Oils help to prevent corrosion by excluding moisture and oxygen from the metal surface. All metals will form a thin layer of oxide on the surface and oil etc can penetrate into this, helping to stabilise it and prevent destructive corrosion.

It's also worth adding that carbon steels will naturally form a blue/grey layer of oxide on the surface and this is not necessarily a bad thing as it can provide a porous surface which can be pretty durable when stabilised with oil or wax.

The best protective oil for a given situation will depend exactly on what you want to achieve. A light oil like 3-in-1 or gun oil is easy to apply and remove and can also be useful as a cleaning agent to remove wood resin etc from a blade. The downside is that its relatively low viscosity means that the protective film formed isn't very durable and so may not be ideal for long term storage or protection during use.

Wax like renaissance wax or simply rubbing with a candle will give a more durable protective film but may need more care in applying to get a thorough coating. Wax can also help to lubricate saws.

Another alternative is grease, this is easy, if potentially messy to apply but should give very good long term protection during storage as it can form a much thicker layer than oil. There are specialist greases for storing metal items which also contain active additional corrosion inhibiting ingredients, although these can be difficult to remove before use. Grease tends to be most useful if something needs to be stored for a significant time in bad conditions.

There is also the consideration that if a tool is to be used for food preparation any protective coating should be reasonably food-safe.

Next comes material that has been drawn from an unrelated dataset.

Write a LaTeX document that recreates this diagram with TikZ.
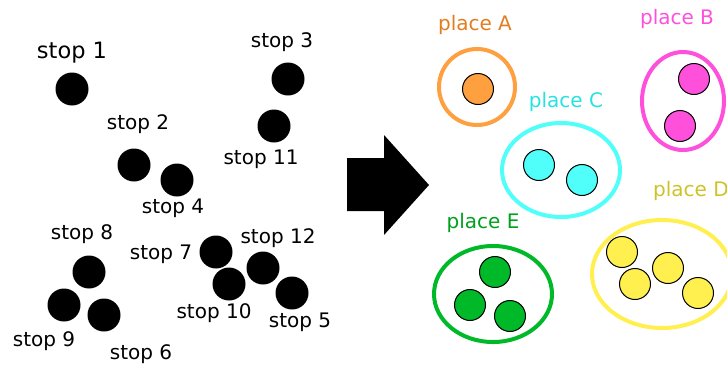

There are also a range of other substances such as silicone or PTFE based greases which can provide some protection from rusting and are available in spray on form. Some of these are intended to leave a dry film which is less prone to attracting dirt and grit and may be an advantage for tools such as folding knives with exposed moving parts.

Overall I would say :

  • Oil is good for routine maintenance of frequently used tools, eg wiping on a thin film after use or for tools with complex assemblies or moving parts where penetration into small spaces is required.

  • Wax is good for storage of occasionally used tools in reasonably good conditions. Or if a tool is being used outdoors in wet weather.

  • Grease is good for long term storage in poor conditions eg tools only used for part of the year and kept in a shed.

  • Tools with fine mechanisms may benefit from dry film lubricants to reduce teh risk of attracting grit etc.